Exclude the pictures, then repeat the remaining data exactly.

## Data provided
'''

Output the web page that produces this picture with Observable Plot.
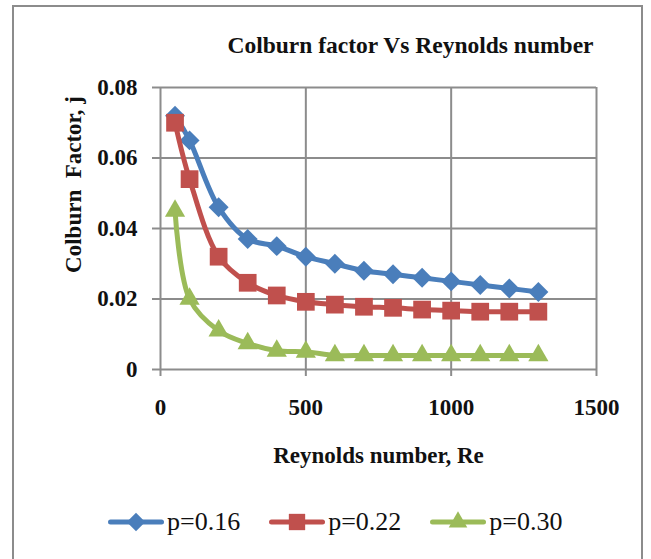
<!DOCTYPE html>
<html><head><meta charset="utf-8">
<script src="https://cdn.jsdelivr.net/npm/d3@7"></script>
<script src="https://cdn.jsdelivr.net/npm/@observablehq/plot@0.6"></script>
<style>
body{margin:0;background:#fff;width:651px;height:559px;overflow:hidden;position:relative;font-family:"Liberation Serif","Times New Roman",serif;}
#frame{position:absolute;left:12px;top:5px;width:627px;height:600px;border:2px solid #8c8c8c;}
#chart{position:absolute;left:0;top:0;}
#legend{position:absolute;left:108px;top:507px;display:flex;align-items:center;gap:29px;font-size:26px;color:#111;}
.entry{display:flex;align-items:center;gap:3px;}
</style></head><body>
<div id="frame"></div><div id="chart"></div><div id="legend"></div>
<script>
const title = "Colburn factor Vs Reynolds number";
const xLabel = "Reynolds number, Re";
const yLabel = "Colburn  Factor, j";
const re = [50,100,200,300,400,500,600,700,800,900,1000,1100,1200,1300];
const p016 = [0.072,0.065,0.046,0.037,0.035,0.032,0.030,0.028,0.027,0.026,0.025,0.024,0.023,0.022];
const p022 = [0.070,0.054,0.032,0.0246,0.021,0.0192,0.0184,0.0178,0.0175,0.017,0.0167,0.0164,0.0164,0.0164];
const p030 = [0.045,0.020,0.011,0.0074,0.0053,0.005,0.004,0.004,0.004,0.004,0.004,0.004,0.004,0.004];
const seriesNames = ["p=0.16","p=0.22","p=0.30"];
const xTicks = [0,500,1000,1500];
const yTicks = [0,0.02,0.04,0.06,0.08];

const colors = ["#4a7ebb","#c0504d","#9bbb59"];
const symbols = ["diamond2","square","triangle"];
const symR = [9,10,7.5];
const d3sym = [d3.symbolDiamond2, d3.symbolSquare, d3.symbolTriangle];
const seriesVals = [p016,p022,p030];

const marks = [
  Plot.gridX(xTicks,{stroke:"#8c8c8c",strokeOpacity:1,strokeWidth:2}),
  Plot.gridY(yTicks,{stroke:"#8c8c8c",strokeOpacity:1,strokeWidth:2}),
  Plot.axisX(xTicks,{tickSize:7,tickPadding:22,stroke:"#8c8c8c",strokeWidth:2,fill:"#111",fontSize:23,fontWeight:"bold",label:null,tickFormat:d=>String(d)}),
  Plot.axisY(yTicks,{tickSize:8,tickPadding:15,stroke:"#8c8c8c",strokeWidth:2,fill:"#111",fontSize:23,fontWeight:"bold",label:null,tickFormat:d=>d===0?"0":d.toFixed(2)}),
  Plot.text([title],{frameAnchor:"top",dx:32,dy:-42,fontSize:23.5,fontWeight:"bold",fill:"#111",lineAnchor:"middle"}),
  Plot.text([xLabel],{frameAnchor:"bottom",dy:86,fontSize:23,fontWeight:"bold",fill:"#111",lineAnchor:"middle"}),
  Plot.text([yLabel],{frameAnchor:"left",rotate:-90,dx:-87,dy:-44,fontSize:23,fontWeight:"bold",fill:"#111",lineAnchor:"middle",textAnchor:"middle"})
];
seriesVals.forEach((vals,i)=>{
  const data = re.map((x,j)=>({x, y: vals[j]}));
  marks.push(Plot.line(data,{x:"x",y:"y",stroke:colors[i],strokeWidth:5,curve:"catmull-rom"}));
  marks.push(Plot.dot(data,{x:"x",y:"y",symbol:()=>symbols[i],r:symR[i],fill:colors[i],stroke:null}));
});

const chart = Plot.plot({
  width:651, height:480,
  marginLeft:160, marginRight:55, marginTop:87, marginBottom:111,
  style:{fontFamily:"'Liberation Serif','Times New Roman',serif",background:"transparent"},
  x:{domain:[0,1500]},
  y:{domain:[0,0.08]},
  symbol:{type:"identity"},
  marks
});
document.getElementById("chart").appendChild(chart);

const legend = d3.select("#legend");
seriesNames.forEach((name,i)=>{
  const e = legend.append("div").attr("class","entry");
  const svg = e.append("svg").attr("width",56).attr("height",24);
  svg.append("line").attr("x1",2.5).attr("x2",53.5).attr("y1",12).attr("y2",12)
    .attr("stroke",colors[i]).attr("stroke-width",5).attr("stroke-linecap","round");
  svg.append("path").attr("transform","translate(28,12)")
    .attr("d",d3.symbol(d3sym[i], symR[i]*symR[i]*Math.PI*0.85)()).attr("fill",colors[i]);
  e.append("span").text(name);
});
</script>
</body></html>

'''

## Solution
Output the web page that produces this picture with Observable Plot.
<!DOCTYPE html>
<html><head><meta charset="utf-8">
<script src="https://cdn.jsdelivr.net/npm/d3@7"></script>
<script src="https://cdn.jsdelivr.net/npm/@observablehq/plot@0.6"></script>
<style>
body{margin:0;background:#fff;width:651px;height:559px;overflow:hidden;position:relative;font-family:"Liberation Serif","Times New Roman",serif;}
#frame{position:absolute;left:12px;top:5px;width:627px;height:600px;border:2px solid #8c8c8c;}
#chart{position:absolute;left:0;top:0;}
#legend{position:absolute;left:108px;top:507px;display:flex;align-items:center;gap:29px;font-size:26px;color:#111;}
.entry{display:flex;align-items:center;gap:3px;}
</style></head><body>
<div id="frame"></div><div id="chart"></div><div id="legend"></div>
<script>
const title = "Colburn factor Vs Reynolds number";
const xLabel = "Reynolds number, Re";
const yLabel = "Colburn  Factor, j";
const re = [50,100,200,300,400,500,600,700,800,900,1000,1100,1200,1300];
const p016 = [0.072,0.065,0.046,0.037,0.035,0.032,0.030,0.028,0.027,0.026,0.025,0.024,0.023,0.022];
const p022 = [0.070,0.054,0.032,0.0246,0.021,0.0192,0.0184,0.0178,0.0175,0.017,0.0167,0.0164,0.0164,0.0164];
const p030 = [0.045,0.020,0.011,0.0074,0.0053,0.005,0.004,0.004,0.004,0.004,0.004,0.004,0.004,0.004];
const seriesNames = ["p=0.16","p=0.22","p=0.30"];
const xTicks = [0,500,1000,1500];
const yTicks = [0,0.02,0.04,0.06,0.08];

const colors = ["#4a7ebb","#c0504d","#9bbb59"];
const symbols = ["diamond2","square","triangle"];
const symR = [9,10,7.5];
const d3sym = [d3.symbolDiamond2, d3.symbolSquare, d3.symbolTriangle];
const seriesVals = [p016,p022,p030];

const marks = [
  Plot.gridX(xTicks,{stroke:"#8c8c8c",strokeOpacity:1,strokeWidth:2}),
  Plot.gridY(yTicks,{stroke:"#8c8c8c",strokeOpacity:1,strokeWidth:2}),
  Plot.axisX(xTicks,{tickSize:7,tickPadding:22,stroke:"#8c8c8c",strokeWidth:2,fill:"#111",fontSize:23,fontWeight:"bold",label:null,tickFormat:d=>String(d)}),
  Plot.axisY(yTicks,{tickSize:8,tickPadding:15,stroke:"#8c8c8c",strokeWidth:2,fill:"#111",fontSize:23,fontWeight:"bold",label:null,tickFormat:d=>d===0?"0":d.toFixed(2)}),
  Plot.text([title],{frameAnchor:"top",dx:32,dy:-42,fontSize:23.5,fontWeight:"bold",fill:"#111",lineAnchor:"middle"}),
  Plot.text([xLabel],{frameAnchor:"bottom",dy:86,fontSize:23,fontWeight:"bold",fill:"#111",lineAnchor:"middle"}),
  Plot.text([yLabel],{frameAnchor:"left",rotate:-90,dx:-87,dy:-44,fontSize:23,fontWeight:"bold",fill:"#111",lineAnchor:"middle",textAnchor:"middle"})
];
seriesVals.forEach((vals,i)=>{
  const data = re.map((x,j)=>({x, y: vals[j]}));
  marks.push(Plot.line(data,{x:"x",y:"y",stroke:colors[i],strokeWidth:5,curve:"catmull-rom"}));
  marks.push(Plot.dot(data,{x:"x",y:"y",symbol:()=>symbols[i],r:symR[i],fill:colors[i],stroke:null}));
});

const chart = Plot.plot({
  width:651, height:480,
  marginLeft:160, marginRight:55, marginTop:87, marginBottom:111,
  style:{fontFamily:"'Liberation Serif','Times New Roman',serif",background:"transparent"},
  x:{domain:[0,1500]},
  y:{domain:[0,0.08]},
  symbol:{type:"identity"},
  marks
});
document.getElementById("chart").appendChild(chart);

const legend = d3.select("#legend");
seriesNames.forEach((name,i)=>{
  const e = legend.append("div").attr("class","entry");
  const svg = e.append("svg").attr("width",56).attr("height",24);
  svg.append("line").attr("x1",2.5).attr("x2",53.5).attr("y1",12).attr("y2",12)
    .attr("stroke",colors[i]).attr("stroke-width",5).attr("stroke-linecap","round");
  svg.append("path").attr("transform","translate(28,12)")
    .attr("d",d3.symbol(d3sym[i], symR[i]*symR[i]*Math.PI*0.85)()).attr("fill",colors[i]);
  e.append("span").text(name);
});
</script>
</body></html>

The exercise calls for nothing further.